Kheer Bhawani Temple: The Sacred Pearl of Kashmir
Nestled amidst the unforgettable natural beauty of the Kashmir valley 14 miles (approx. 27 kilometers) east of Srinagar city is a spring, deemed by Kashmir’s sizable Hindu (mostly Pandit) population as a sacred space for their faith. Here stands a white marble temple dedicated to Rajni Devi (literally meaning ‘the Empress’) which has, over the past decades, become one of the most important centers of Hindu pilgrimage all over India. Affectionately referred to as the Kheer Bhawani temple, this spiritual center presides over the Kashmiri Hindu religious consciousness and is the center for annual festivities that transcend all barriers to provide the Mother Goddess’ blessings to all who attend.

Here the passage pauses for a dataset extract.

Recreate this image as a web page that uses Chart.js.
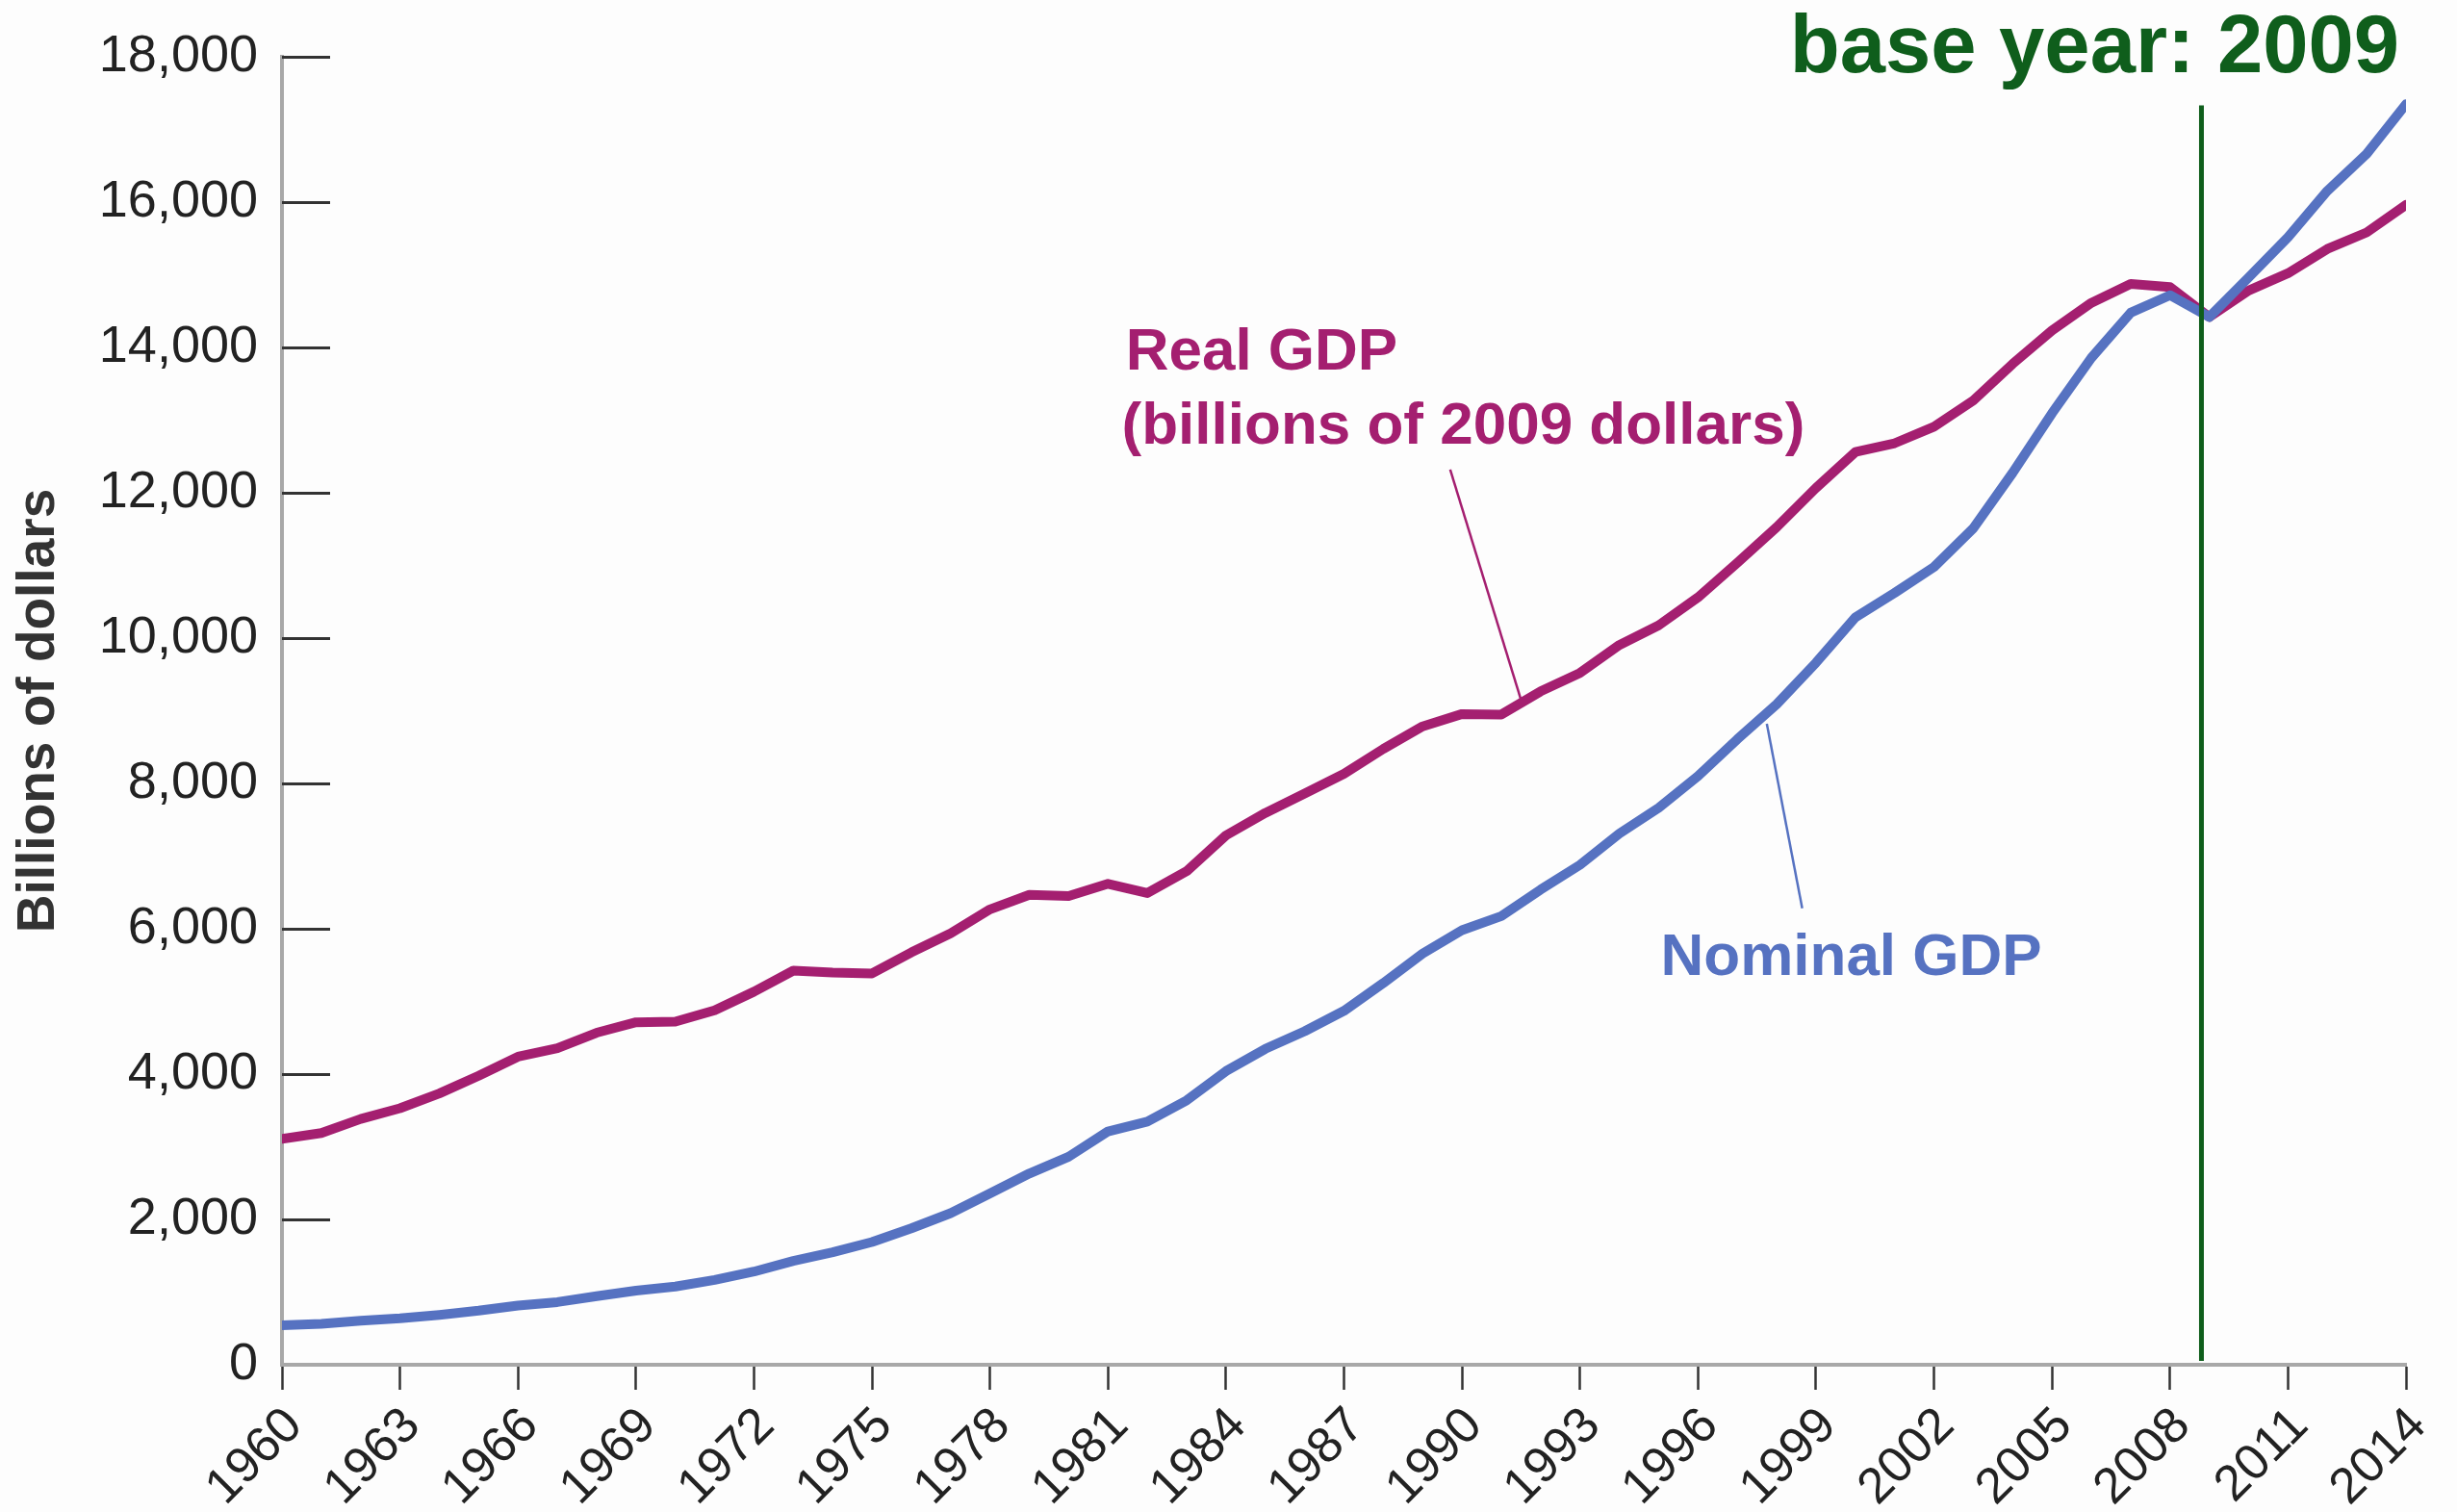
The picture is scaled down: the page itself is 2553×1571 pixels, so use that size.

Legendary and Historical Tales
The tales surrounding the sacred temple of Kheer Bhawani and the deity herself are so stunning and awe-inspiring that the line between history and legend sometimes gets blurred. The beginning of our tale is, however, quite definitely grounded in myth. The demon-king Ravana is said to have pleased the Great Goddess through his unflinching devotion. Implored by Ravana, the Goddess agreed to come with him and be worshipped in his kingdom Lanka. In the island-state of Lanka, she became known as Shayama. Once established in Lanka, however, goddess Shayama was disappointed by Ravana’s brutal and ruthless ways. Once Lady Sita (the daughter of Earth and the holy consort of Lord Rama) was kidnapped by Ravana and Lord Rama arrived to rescue her, however, he is said to have realized that Ravana cannot be defeated until he is protected by the Great Goddess. He, therefore, worshipped her and bequeathed her to move away from Lanka. Shayama agreed and she was transferred by Lord Hanuman to Shadilpora and then to the present location of the temple, near Tulmul village of the Ganderbal district. According to another version of the legend, goddess Shayama herself asked Lord Hanuman to move her to Shadilpora. The night when the Goddess was transferred from Lanka is popularly celebrated as Ragniya Ratri. The goddess was supposedly transferred to her present site when she appeared in the dream of a local Brahmin named Rugnath Gadroo. In Kashmir, she became known in many names, as Rajni (the Empress), Maharajni (The Great Empress), Tripurasundari. Ragnya Devi, Maharagya Devi, Ragnya Bhagwati, Bhawani etc. She is considered a vaishnavite Rupa (incarnation) of the Goddess Durga. She is also a sattavie form of the Goddess which embodies bliss and tranquility.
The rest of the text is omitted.